I took my kids and “my kids” on a road trip to Marblehead to see something that won’t be there after this season (more on that in a later post). Parts of it were and were not what I expected. So, after we got back to the truck, I pulled out an Ohio atlas that was given to me earlier this year (THANKS LISA!!!), and looked to see if there was anything worthwhile in the area since we were about an hour from home. Lo and behold, about 10 minutes down the road was the Marblehead Lighthouse. ‘Dudes, we are going to check this out.’
So, ten minutes down the road and I pass the State Park. It’s gotta be close, right? Um, yea, so close that it’s IN the park. Sorry, didn’t see the sign, only one that said State Park. In my defense, I was distracted by St.

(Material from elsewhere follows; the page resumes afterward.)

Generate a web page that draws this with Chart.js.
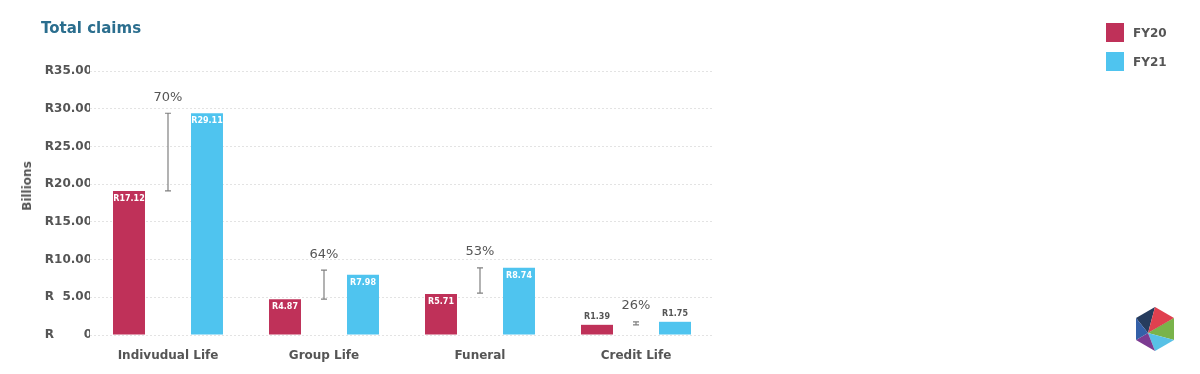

Mary’s Byzantine Catholic Church, which is in the same eparchy as my church, and the 3-bar cross is what caught my eye.
ANYWAY, sorry, seeing the Marblehead Lighthouse was a highlight because some fellow Flickr photographers have shot this lighthouse numerous times, and I never really checked to see where it was. Pulling into the park and seeing that it was THAT lighthouse brightened my day. So, hope this brightens yours. The view was fantastic!
Cedar Point from Marblehead
(On the back of the sign in the foreground):
This magnificent 65 foot beacon (77 steps to the top), originally 50 feet, was built in 1821 in just eleven weeks. An additional 15 feet was added to the structure in 1903. The US Congress set aside an appropriation of $5000 to build the Lighthouse. The actual cost was $6520. Contractor William Kelley and his crew built it using native limestone.
The current 300mm light flashes green every 6 seconds and can be seen for more than 11 nautical miles on a clear night. The Marblehead Lighthouse continues to serve as a navigational aid for recreational boaters, complimenting other more sophisticated forms of electronic navigation which guide commercial vessels.
The Marblehead Lighthouse was purchased from the Federal Government and became Ohio’s 73rd State Park in October of 1998.